Sessions has issued letters to nine sanctuary cities, counties and states, including the state of California, New York City, Chicago and Cook County, threatening to deny federal grant funds — largely funds for local law enforcement — unless they commit to cooperating with the administration’s sweeping assaults on immigrants. This arbitrary assertion of federal power is particularly remarkable from Sessions, who as a senator declaimed endlessly about the glories of states’ rights. Luckily, Sessions wasn’t at Herod’s side when Mary and Joseph sought sanctuary in Egypt with the baby Jesus.

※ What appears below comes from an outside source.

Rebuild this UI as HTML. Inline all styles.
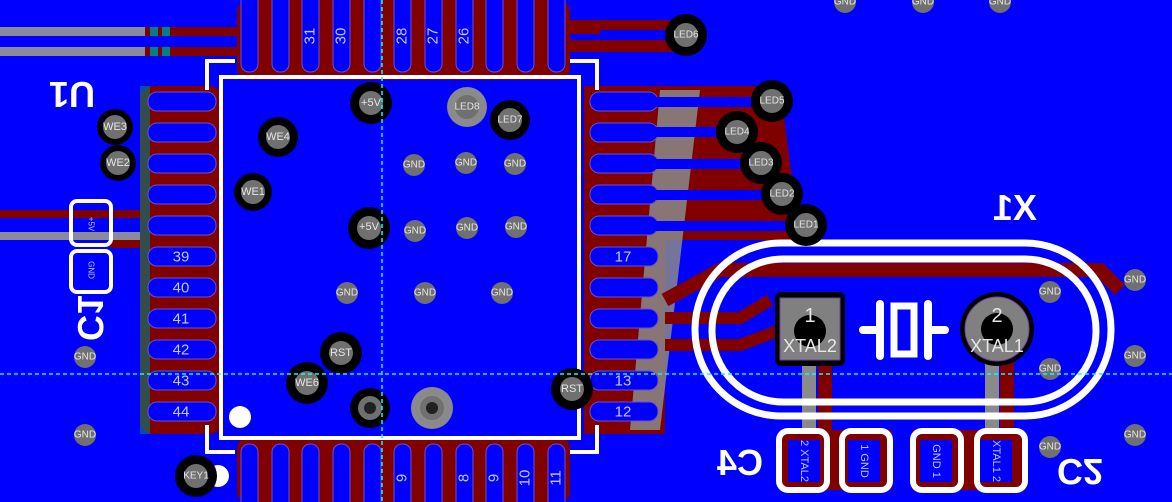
<!DOCTYPE html>
<html><head><meta charset="utf-8"><style>
html,body{margin:0;padding:0;background:#0000ff;overflow:hidden;width:1172px;height:502px}
svg{display:block;overflow:hidden}
text{font-family:"Liberation Sans",sans-serif}
.pn{fill:#c8c8ff;font-size:15px;text-anchor:middle;dominant-baseline:central}
.g{fill:#e6e6e6;font-size:10px;text-anchor:middle;dominant-baseline:central}
</style></head><body>
<svg width="1172" height="502" viewBox="0 0 1172 502" xmlns="http://www.w3.org/2000/svg">
<rect width="1172" height="502" fill="#0000ff"/>
<rect x="0" y="27" width="145" height="9" fill="#8a8a9a"/>
<rect x="0" y="47" width="145" height="9" fill="#8a8a9a"/>
<rect x="145" y="27" width="100" height="9" fill="#800000"/>
<rect x="145" y="47" width="100" height="9" fill="#800000"/>
<rect x="150" y="27" width="8" height="9" fill="#008080"/><rect x="162" y="27" width="8" height="9" fill="#008080"/>
<rect x="150" y="47" width="8" height="9" fill="#008080"/><rect x="162" y="47" width="8" height="9" fill="#008080"/>
<rect x="0" y="210" width="150" height="8" fill="#800000"/>
<rect x="0" y="232" width="150" height="8" fill="#8a8a9a"/>
<rect x="110" y="240" width="110" height="8" fill="#800000"/>
<rect x="237" y="0" width="333" height="80" rx="12" fill="#800000"/>
<rect x="520" y="20" width="160" height="14" fill="#800000"/>
<rect x="540" y="40" width="140" height="12" fill="#800000"/>
<rect x="140" y="86" width="82" height="348" rx="12" fill="#800000"/>
<rect x="140" y="86" width="10" height="348" fill="#008080" opacity="0.6"/>
<path d="M584 86 L780 86 L800 240 L665 240 L665 434 L584 434 Z" fill="#800000"/>
<path d="M660 90 L700 90 L660 430 L630 430 Z" fill="#8a8a8a" opacity="0.85"/>
<rect x="237" y="438" width="333" height="64" rx="10" fill="#800000"/>
<path d="M665 300 L720 270 L1100 270 L1120 290" stroke="#800000" stroke-width="14" fill="none"/>
<path d="M665 318 L740 318 L770 300" stroke="#800000" stroke-width="12" fill="none"/>
<path d="M665 345 L740 345 L780 330" stroke="#800000" stroke-width="12" fill="none"/>
<rect x="802" y="360" width="14" height="80" fill="#8a8a8a"/><rect x="818" y="360" width="14" height="80" fill="#800000"/>
<rect x="985" y="360" width="14" height="80" fill="#8a8a8a"/><rect x="1000" y="360" width="14" height="80" fill="#800000"/>
<rect x="780" y="430" width="112" height="60" fill="#800000"/>
<rect x="912" y="430" width="112" height="60" fill="#800000"/>
<g fill="#0000ff" stroke="#7050c0" stroke-width="1">
<rect x="241" y="-10" width="17" height="82" rx="8"/><rect x="272" y="-10" width="17" height="82" rx="8"/><rect x="302" y="-10" width="17" height="82" rx="8"/><rect x="333" y="-10" width="17" height="82" rx="8"/><rect x="364" y="-10" width="17" height="82" rx="8"/><rect x="394" y="-10" width="17" height="82" rx="8"/><rect x="425" y="-10" width="17" height="82" rx="8"/><rect x="456" y="-10" width="17" height="82" rx="8"/><rect x="486" y="-10" width="17" height="82" rx="8"/><rect x="517" y="-10" width="17" height="82" rx="8"/><rect x="548" y="-10" width="17" height="82" rx="8"/>
<rect x="241" y="444" width="17" height="70" rx="8"/><rect x="272" y="444" width="17" height="70" rx="8"/><rect x="302" y="444" width="17" height="70" rx="8"/><rect x="333" y="444" width="17" height="70" rx="8"/><rect x="364" y="444" width="17" height="70" rx="8"/><rect x="394" y="444" width="17" height="70" rx="8"/><rect x="425" y="444" width="17" height="70" rx="8"/><rect x="456" y="444" width="17" height="70" rx="8"/><rect x="486" y="444" width="17" height="70" rx="8"/><rect x="517" y="444" width="17" height="70" rx="8"/><rect x="548" y="444" width="17" height="70" rx="8"/>
<rect x="148" y="92" width="68" height="19" rx="9"/><rect x="148" y="123" width="68" height="19" rx="9"/><rect x="148" y="154" width="68" height="19" rx="9"/><rect x="148" y="185" width="68" height="19" rx="9"/><rect x="148" y="216" width="68" height="19" rx="9"/><rect x="148" y="247" width="68" height="19" rx="9"/><rect x="148" y="278" width="68" height="19" rx="9"/><rect x="148" y="309" width="68" height="19" rx="9"/><rect x="148" y="340" width="68" height="19" rx="9"/><rect x="148" y="371" width="68" height="19" rx="9"/><rect x="148" y="402" width="68" height="19" rx="9"/>
<rect x="590" y="92" width="68" height="19" rx="9"/><rect x="590" y="123" width="68" height="19" rx="9"/><rect x="590" y="154" width="68" height="19" rx="9"/><rect x="590" y="185" width="68" height="19" rx="9"/><rect x="590" y="216" width="68" height="19" rx="9"/><rect x="590" y="247" width="68" height="19" rx="9"/><rect x="590" y="278" width="68" height="19" rx="9"/><rect x="590" y="309" width="68" height="19" rx="9"/><rect x="590" y="340" width="68" height="19" rx="9"/><rect x="590" y="371" width="68" height="19" rx="9"/><rect x="590" y="402" width="68" height="19" rx="9"/>
</g>
<g stroke="#0000ff" stroke-width="10">
<line x1="650" y1="102" x2="772" y2="102"/><line x1="650" y1="132" x2="737" y2="132"/><line x1="650" y1="164" x2="761" y2="164"/><line x1="650" y1="195" x2="782" y2="195"/><line x1="650" y1="226" x2="806" y2="226"/>
<line x1="600" y1="35" x2="686" y2="35"/>
</g>
<g class="pn">
<text transform="translate(310,36) rotate(-90)">31</text><text transform="translate(341,36) rotate(-90)">30</text><text transform="translate(402,36) rotate(-90)">28</text><text transform="translate(433,36) rotate(-90)">27</text><text transform="translate(464,36) rotate(-90)">26</text>
<text transform="translate(402,478) rotate(-90)">9</text><text transform="translate(464,478) rotate(-90)">8</text><text transform="translate(494,478) rotate(-90)">9</text><text transform="translate(525,478) rotate(-90)">10</text><text transform="translate(556,478) rotate(-90)">11</text>
<text x="181" y="257">39</text><text x="181" y="288">40</text><text x="181" y="319">41</text><text x="181" y="350">42</text><text x="181" y="381">43</text><text x="181" y="412">44</text>
<text x="623" y="257">17</text><text x="623" y="381">13</text><text x="623" y="412">12</text>
</g>
<g stroke="#fff" stroke-width="4" fill="none">
<rect x="221" y="77" width="358" height="361"/>
<polyline points="207,90 207,61 235,61"/><polyline points="570,61 597,61 597,90"/>
<polyline points="207,425 207,452 235,452"/><polyline points="570,452 597,452 597,425"/>
<rect x="71" y="201" width="40" height="44" rx="6"/><rect x="71" y="251" width="40" height="41" rx="6"/>
<rect x="695" y="243" width="416" height="173" rx="86" stroke-width="7"/>
<rect x="712" y="259" width="384" height="143" rx="71" stroke-width="7"/>
<rect x="779" y="431" width="48" height="59" rx="9" stroke-width="6"/><rect x="842" y="431" width="48" height="59" rx="9" stroke-width="6"/>
<rect x="913" y="431" width="48" height="59" rx="9" stroke-width="6"/><rect x="977" y="431" width="48" height="59" rx="9" stroke-width="6"/>
</g>
<rect x="788" y="440" width="32" height="42" fill="#0000ff"/><rect x="848" y="440" width="32" height="42" fill="#0000ff"/>
<rect x="920" y="440" width="32" height="42" fill="#0000ff"/><rect x="980" y="440" width="32" height="42" fill="#0000ff"/>
<g class="pn">
<text transform="translate(804,461) rotate(90)" style="font-size:11px">2 XTAL2</text><text transform="translate(864,461) rotate(90)" style="font-size:11px">1 GND</text>
<text transform="translate(936,461) rotate(90)" style="font-size:11px">GND 1</text><text transform="translate(996,461) rotate(90)" style="font-size:11px">XTAL1 2</text>
<text transform="translate(91,224) rotate(90)" style="font-size:8px">+5V</text><text transform="translate(91,270) rotate(90)" style="font-size:8px">GND</text>
</g>
<circle cx="240" cy="417" r="11" fill="#fff"/><circle cx="218" cy="476" r="11" fill="#fff"/>
<g fill="#fff" font-weight="bold" font-size="36" text-anchor="middle">
<text transform="translate(72,82) rotate(180)">U1</text>
<text transform="translate(1015,220) scale(-1,1)">X1</text>
<text transform="translate(90,318) rotate(-90) scale(1,-1)" dy="12">C1</text>
<text transform="translate(740,475) scale(-1,1)">C4</text>
<text transform="translate(1080,459) scale(1,-1)">C2</text>
</g>
<rect x="775" y="292" width="70" height="74" rx="6" fill="#000"/>
<rect x="780" y="298" width="60" height="62" fill="#808080" stroke="#7040a0"/>
<circle cx="810" cy="331" r="16" fill="#000"/>
<circle cx="997" cy="329" r="37" fill="#000"/>
<circle cx="997" cy="329" r="32" fill="#808080" stroke="#7040a0"/>
<circle cx="997" cy="329" r="16" fill="#000"/>
<g fill="#e6e6e6" font-size="20" text-anchor="middle">
<text x="810" y="322">1</text><text x="810" y="352" font-size="18">XTAL2</text>
<text x="997" y="322">2</text><text x="997" y="352" font-size="18">XTAL1</text>
</g>
<g stroke="#fff" stroke-width="8" fill="none" stroke-linecap="round">
<line x1="863" y1="330" x2="880" y2="330"/><line x1="880" y1="304" x2="880" y2="356"/>
<rect x="894" y="306" width="20" height="48" stroke-width="7"/>
<line x1="928" y1="304" x2="928" y2="356"/><line x1="928" y1="330" x2="945" y2="330"/>
</g>
<g fill="#000">
<circle cx="115" cy="127" r="18"/><circle cx="118" cy="163" r="18"/>
<circle cx="278" cy="137" r="20"/><circle cx="253" cy="192" r="19"/>
<circle cx="371" cy="103" r="21"/><circle cx="369" cy="228" r="21"/>
<circle cx="510" cy="120" r="20"/>
<circle cx="341" cy="353" r="21"/><circle cx="307" cy="383" r="21"/>
<circle cx="572" cy="389" r="21"/><circle cx="370" cy="408" r="20"/>
<circle cx="196" cy="476" r="21"/>
<circle cx="686" cy="35" r="21"/><circle cx="772" cy="101" r="21"/><circle cx="737" cy="132" r="21"/><circle cx="761" cy="163" r="21"/><circle cx="782" cy="194" r="21"/><circle cx="806" cy="225" r="21"/>
</g>
<g fill="#707070">
<circle cx="115" cy="127" r="12"/><circle cx="118" cy="163" r="12"/><circle cx="278" cy="137" r="12"/><circle cx="253" cy="192" r="12"/><circle cx="371" cy="103" r="12"/><circle cx="369" cy="228" r="12"/><circle cx="467" cy="107" r="20" fill="#8a8a8a"/><circle cx="467" cy="107" r="12"/><circle cx="510" cy="120" r="12"/><circle cx="341" cy="353" r="12"/><circle cx="307" cy="383" r="12"/><circle cx="572" cy="389" r="12"/><circle cx="370" cy="408" r="12"/><circle cx="432" cy="408" r="21" fill="#8a8a8a"/><circle cx="432" cy="408" r="12"/><circle cx="196" cy="476" r="12"/>
<circle cx="686" cy="35" r="12"/><circle cx="772" cy="101" r="12"/><circle cx="737" cy="132" r="12"/><circle cx="761" cy="163" r="12"/><circle cx="782" cy="194" r="12"/><circle cx="806" cy="225" r="12"/>
<circle cx="414" cy="165" r="11"/><circle cx="466" cy="163" r="11"/><circle cx="515" cy="164" r="11"/><circle cx="415" cy="231" r="11"/><circle cx="467" cy="228" r="11"/><circle cx="516" cy="227" r="11"/><circle cx="347" cy="293" r="11"/><circle cx="425" cy="293" r="11"/><circle cx="502" cy="293" r="11"/><circle cx="845" cy="2" r="11"/><circle cx="923" cy="2" r="11"/><circle cx="1000" cy="2" r="11"/><circle cx="85" cy="357" r="11"/><circle cx="85" cy="435" r="11"/><circle cx="1050" cy="292" r="11"/><circle cx="1050" cy="369" r="11"/><circle cx="1050" cy="447" r="11"/><circle cx="1135" cy="280" r="11"/><circle cx="1135" cy="356" r="11"/><circle cx="1135" cy="435" r="11"/>
</g>
<g fill="#202020"><circle cx="370" cy="408" r="6"/><circle cx="432" cy="408" r="6"/></g>
<g class="g">
<text x="115" y="127" style="font-size:11px">WE3</text><text x="118" y="163" style="font-size:11px">WE2</text><text x="278" y="137" style="font-size:11px">WE4</text><text x="253" y="192" style="font-size:11px">WE1</text><text x="371" y="103" style="font-size:11px">+5V</text><text x="369" y="227" style="font-size:11px">+5V</text><text x="467" y="107">LED8</text><text x="510" y="120">LED7</text><text x="341" y="353" style="font-size:11px">RST</text><text x="307" y="383" style="font-size:11px">WE6</text><text x="572" y="389" style="font-size:11px">RST</text><text x="196" y="476">KEY1</text>
<text x="686" y="35">LED6</text><text x="772" y="101">LED5</text><text x="737" y="132">LED4</text><text x="761" y="163">LED3</text><text x="782" y="194">LED2</text><text x="806" y="225">LED1</text>
<text x="414" y="165">GND</text><text x="466" y="163">GND</text><text x="515" y="164">GND</text><text x="415" y="231">GND</text><text x="467" y="228">GND</text><text x="516" y="227">GND</text><text x="347" y="293">GND</text><text x="425" y="293">GND</text><text x="502" y="293">GND</text><text x="845" y="2">GND</text><text x="923" y="2">GND</text><text x="1000" y="2">GND</text><text x="85" y="357">GND</text><text x="85" y="435">GND</text><text x="1050" y="292">GND</text><text x="1050" y="369">GND</text><text x="1050" y="447">GND</text><text x="1135" y="280">GND</text><text x="1135" y="356">GND</text><text x="1135" y="435">GND</text>
</g>
<line x1="382" y1="0" x2="382" y2="502" stroke="#00ffff" stroke-width="1.5" stroke-dasharray="4 3"/>
<line x1="0" y1="374" x2="1172" y2="374" stroke="#00ffff" stroke-width="1.5" stroke-dasharray="4 3"/>
</svg>
</body></html>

The sanctuary jurisdictions have vowed to resist Sessions edicts. Speaking for Chicago Mayor Rahm Emanuel, spokesman Matt McGrath noted: “The administration’s plan to deny federal funds to cities that are standing up for their values is unconstitutional, and Chicago is proud to stand with 34 cities and counties across the country in asking a federal court to prevent the federal government from illegally
withholding federal funds.”

New York Mayor Bill DeBlasio declared that New York City will “remain a city welcoming of immigrants who have helped make our city the safest big city in the nation. Any attempt to cut NYPD funding for the nation’s top terror target will be aggressively fought in court. We won’t back down from protecting New Yorkers from terror — or from an overzealous administration fixated on xenophobia and needless division.”

The assault on rights — for the LGBT community, for people of color, for women, for immigrants — is clear. Efforts to rollback voting rights, civil rights, police reform and sentencing reform have already begun. The resistance — from courts, from decent public officials, from activists and citizens of conscience — has been and will be fierce. Sessions’ Department of Injustice is measure of the damage that Trump can do. Instead of making America a more perfect union, Americans will have to mobilize to defend their rights from the very department that is tasked with protecting them.